Final answer:
To find the volume of chlorine gas from the decomposition of 85.10 g PCl₅, calculate the moles of PCl₅, use stoichiometry to get moles of Cl₂, and apply the ideal gas law to get 9.164 liters of Cl₂ at STP.
Step-by-step explanation:
To determine the volume of chlorine gas (Cl₂) that forms from the decomposition of 85.10 g of PCl₅, we first need to use the balanced chemical equation for the decomposition of PCl₅:
PCl₅(g) → PCl₃(g) + Cl₂(g)
Then we calculate the moles of PCl₅ using its molar mass and use stoichiometry to find the moles of Cl₂ produced. The molar mass of PCl₅ is approximately 208.24 g/mol. The calculation for moles of PCl₅ is:
Moles of PCl₅ = 85.10 g / 208.24 g/mol = 0.4087 mol
According to the stoichiometry of the reaction, 1 mole of PCl₅ produces 1 mole of Cl₂, so 0.4087 mol of PCl₅ will produce 0.4087 mol of Cl₂.

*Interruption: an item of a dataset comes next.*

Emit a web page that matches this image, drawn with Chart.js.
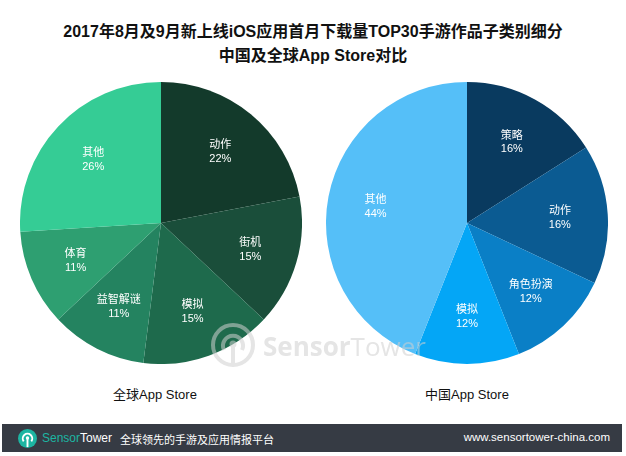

To find the volume of Cl₂ at standard temperature and pressure (STP), we use the ideal gas law. At STP (0°C and 1 atm), 1 mole of gas occupies 22.414 L. Thus:
Volume of Cl₂ = moles × molar volume at STP = 0.4087 mol × 22.414 L/mol = 9.164 L
The volume of chlorine gas produced from the decomposition of 85.10 g of PCl₅ is 9.164 liters at STP, rounded to three significant figures.